The Federal Reserve has waged a campaign against inflation by raising interest rates, and many economists believe this will lead to a recession. Already, higher mortgage rates have hurt the housing market. Although February's existing-home sales increased by 14.5%, there were 12 consecutive monthly declines. Should a recession occur and people lose their jobs, the housing market will likely feel the impact.

Management cited a weak housing market and potential recession, among other factors, that could hurt near-term results. In the fourth quarter, comps fell by 0.6%, and the company expects flat revenue for this year.

Increasing payouts

The news isn't all grim, though. The board of directors raised quarterly dividends by 15% to $0.90. Typically, that's a good signal about long-term prospects given companies' reluctance to cut payments.

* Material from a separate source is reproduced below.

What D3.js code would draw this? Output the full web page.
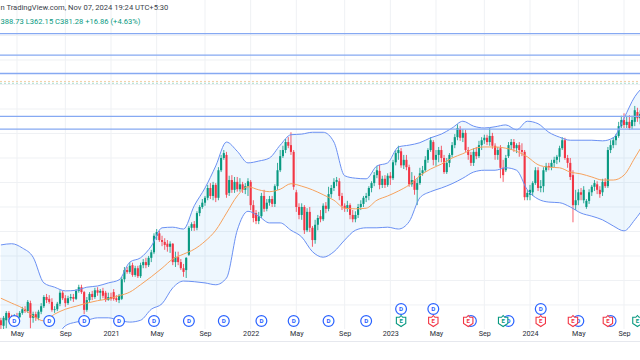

And Williams-Sonoma has plenty of free cash flow (FCF) to support these payments. Last year's FCF was $698.7 million, and dividends totaled $217.3 million. At its current price, the stock pays a 3.1% dividend yield, nearly double the S&P 500's 1.7% payout.

Valuation

The lower stock price has created a compelling valuation. The price-to-earnings ratio (P/E) stands at 7 compared to well over 20 in early 2021. By comparison, the S&P 500 has a P/E of 21.

As Williams-Sonoma is a cyclical business, the lower P/E reflects concerns about the company's prospects. And it undoubtedly faces short-term challenges. But these remain outside of its control. As it has proved with robust results over the past couple of years, the company has certain competitive advantages. These include its in-house products and strong digital presence.

Patient investors can collect dividends while waiting for prospects to improve. It could take a while if the housing market performs poorly and we enter into a recession, but things will turn around, and you'll set yourself up for nice gains with Williams-Sonoma as part of your portfolio.